§ RECORDS FOR THE EXERCISE:

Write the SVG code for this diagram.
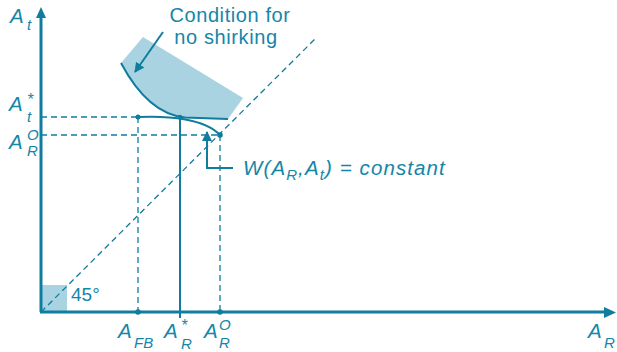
<svg xmlns="http://www.w3.org/2000/svg" width="617" height="352" viewBox="0 0 617 352">
<style>
.ax{stroke:#107c9e;stroke-width:3;fill:none}
.ln{stroke:#107c9e;stroke-width:2;fill:none}
.ds{stroke:#107c9e;stroke-width:1.3;fill:none;stroke-dasharray:6 4}
.dot{fill:#107c9e}
text{font-family:"Liberation Sans",Arial,sans-serif;fill:#1486a8}
.lb{font-size:20px;letter-spacing:0.6px}
.m{font-style:italic;font-size:20.5px}
.s{font-style:italic;font-size:15px}
.st{font-size:16px}
</style>
<defs>
<marker id="ah" viewBox="0 0 10 10" refX="9" refY="5" markerWidth="10" markerHeight="10" markerUnits="userSpaceOnUse" orient="auto">
<path d="M0,0 L10,5 L0,10 Z" fill="#107c9e"/>
</marker>
</defs>
<g id="regions">
<path id="no-shirking-region" d="M121,63 L143,37 L243,98 L228,119 L185,117.5 C160,115 138,95 121,63 Z" fill="#a9d3e1"/>
<rect id="angle-box" x="41" y="285" width="26" height="27" fill="#a9d3e1"/>
</g>
<g id="connectors">
<line class="ds" x1="41" y1="312" x2="315" y2="39"/>
<line class="ds" x1="41" y1="117" x2="138" y2="117"/>
<line class="ds" x1="41" y1="135" x2="220" y2="135"/>
<line class="ds" x1="138" y1="117" x2="138" y2="312"/>
<line class="ds" x1="220" y1="135" x2="220" y2="312"/>
<line class="ln" x1="180" y1="117" x2="180" y2="318"/>
<path class="ln" d="M121,63 C138,95 160,115 185,117.5 L228,119"/>
<path class="ln" d="M138,117 C170,115.5 205,119 220,135"/>
<line class="ln" x1="163" y1="32" x2="135" y2="72" marker-end="url(#ah)"/>
<polyline class="ln" points="233,168 207,168 207,132" marker-end="url(#ah)"/>
<line class="ax" x1="41" y1="312" x2="41" y2="18"/>
<path d="M36,18 L41,7 L46,18 Z" fill="#107c9e"/>
<line class="ax" x1="40" y1="312" x2="605" y2="312"/>
<path d="M604,307 L616,312.5 L604,318 Z" fill="#107c9e"/>
</g>
<g id="points">
<circle class="dot" cx="138" cy="117" r="2.5"/>
<circle class="dot" cx="180" cy="117" r="2.2"/>
<circle class="dot" cx="220" cy="135" r="2.8"/>
<circle class="dot" cx="138" cy="312" r="2.8"/>
<circle class="dot" cx="220" cy="312" r="2.8"/>
</g>
<g id="labels">
<text class="lb" x="230" y="22" text-anchor="middle">Condition for</text>
<text class="lb" x="226" y="44" text-anchor="middle">no shirking</text>
<text x="71" y="301" font-size="19">45°</text>
<text class="m" x="10" y="23">A</text><text class="s" x="27" y="30">t</text>
<text class="m" x="9" y="111">A</text><text class="s st" x="27" y="105">*</text><text class="s" x="27" y="122">t</text>
<text class="m" x="9" y="149">A</text><text class="s" x="27" y="140">O</text><text class="s" x="27" y="156">R</text>
<text class="m" x="118" y="338">A</text><text class="s" x="134" y="348">FB</text>
<text class="m" x="164" y="338">A</text><text class="s st" x="181" y="331">*</text><text class="s" x="181" y="349">R</text>
<text class="m" x="204" y="338">A</text><text class="s" x="219" y="330">O</text><text class="s" x="219" y="348">R</text>
<text class="m" x="588" y="338">A</text><text class="s" x="604" y="348">R</text>
<text class="m" x="243" y="175" letter-spacing="1.1">W(A<tspan class="s" dy="5">R</tspan><tspan dy="-5">,A</tspan><tspan class="s" dy="5">t</tspan><tspan dy="-5">) = constant</tspan></text>
</g>
</svg>
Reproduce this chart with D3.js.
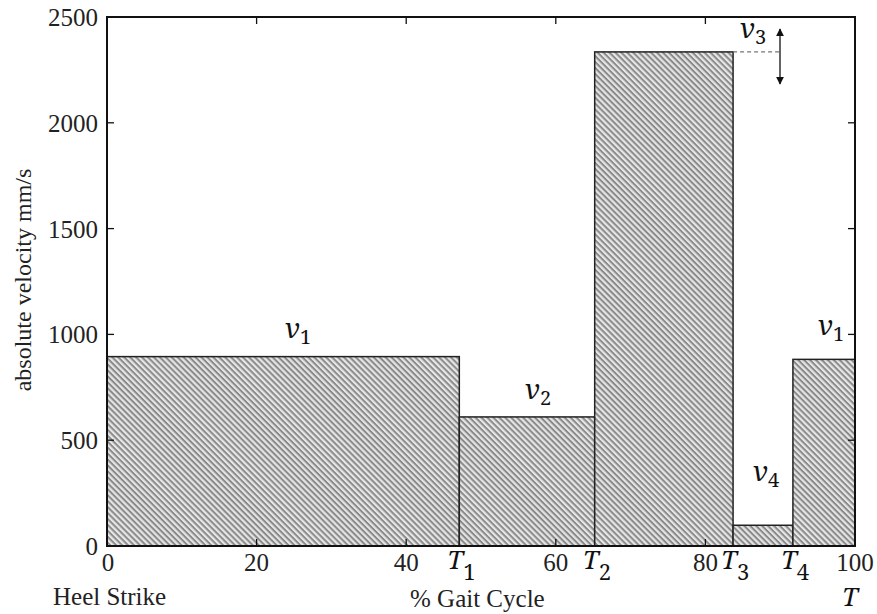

§ AIM OF THE EXERCISE: Leave the pictures out, and print every line of the listing exactly as written.

§ SOLUTION TO THE PROBLEM:
Write the SVG code for this diagram.
<svg xmlns="http://www.w3.org/2000/svg" width="617" height="352" viewBox="0 0 617 352">
<style>
.ax{stroke:#107c9e;stroke-width:3;fill:none}
.ln{stroke:#107c9e;stroke-width:2;fill:none}
.ds{stroke:#107c9e;stroke-width:1.3;fill:none;stroke-dasharray:6 4}
.dot{fill:#107c9e}
text{font-family:"Liberation Sans",Arial,sans-serif;fill:#1486a8}
.lb{font-size:20px;letter-spacing:0.6px}
.m{font-style:italic;font-size:20.5px}
.s{font-style:italic;font-size:15px}
.st{font-size:16px}
</style>
<defs>
<marker id="ah" viewBox="0 0 10 10" refX="9" refY="5" markerWidth="10" markerHeight="10" markerUnits="userSpaceOnUse" orient="auto">
<path d="M0,0 L10,5 L0,10 Z" fill="#107c9e"/>
</marker>
</defs>
<g id="regions">
<path id="no-shirking-region" d="M121,63 L143,37 L243,98 L228,119 L185,117.5 C160,115 138,95 121,63 Z" fill="#a9d3e1"/>
<rect id="angle-box" x="41" y="285" width="26" height="27" fill="#a9d3e1"/>
</g>
<g id="connectors">
<line class="ds" x1="41" y1="312" x2="315" y2="39"/>
<line class="ds" x1="41" y1="117" x2="138" y2="117"/>
<line class="ds" x1="41" y1="135" x2="220" y2="135"/>
<line class="ds" x1="138" y1="117" x2="138" y2="312"/>
<line class="ds" x1="220" y1="135" x2="220" y2="312"/>
<line class="ln" x1="180" y1="117" x2="180" y2="318"/>
<path class="ln" d="M121,63 C138,95 160,115 185,117.5 L228,119"/>
<path class="ln" d="M138,117 C170,115.5 205,119 220,135"/>
<line class="ln" x1="163" y1="32" x2="135" y2="72" marker-end="url(#ah)"/>
<polyline class="ln" points="233,168 207,168 207,132" marker-end="url(#ah)"/>
<line class="ax" x1="41" y1="312" x2="41" y2="18"/>
<path d="M36,18 L41,7 L46,18 Z" fill="#107c9e"/>
<line class="ax" x1="40" y1="312" x2="605" y2="312"/>
<path d="M604,307 L616,312.5 L604,318 Z" fill="#107c9e"/>
</g>
<g id="points">
<circle class="dot" cx="138" cy="117" r="2.5"/>
<circle class="dot" cx="180" cy="117" r="2.2"/>
<circle class="dot" cx="220" cy="135" r="2.8"/>
<circle class="dot" cx="138" cy="312" r="2.8"/>
<circle class="dot" cx="220" cy="312" r="2.8"/>
</g>
<g id="labels">
<text class="lb" x="230" y="22" text-anchor="middle">Condition for</text>
<text class="lb" x="226" y="44" text-anchor="middle">no shirking</text>
<text x="71" y="301" font-size="19">45°</text>
<text class="m" x="10" y="23">A</text><text class="s" x="27" y="30">t</text>
<text class="m" x="9" y="111">A</text><text class="s st" x="27" y="105">*</text><text class="s" x="27" y="122">t</text>
<text class="m" x="9" y="149">A</text><text class="s" x="27" y="140">O</text><text class="s" x="27" y="156">R</text>
<text class="m" x="118" y="338">A</text><text class="s" x="134" y="348">FB</text>
<text class="m" x="164" y="338">A</text><text class="s st" x="181" y="331">*</text><text class="s" x="181" y="349">R</text>
<text class="m" x="204" y="338">A</text><text class="s" x="219" y="330">O</text><text class="s" x="219" y="348">R</text>
<text class="m" x="588" y="338">A</text><text class="s" x="604" y="348">R</text>
<text class="m" x="243" y="175" letter-spacing="1.1">W(A<tspan class="s" dy="5">R</tspan><tspan dy="-5">,A</tspan><tspan class="s" dy="5">t</tspan><tspan dy="-5">) = constant</tspan></text>
</g>
</svg>
Reproduce this chart with D3.js.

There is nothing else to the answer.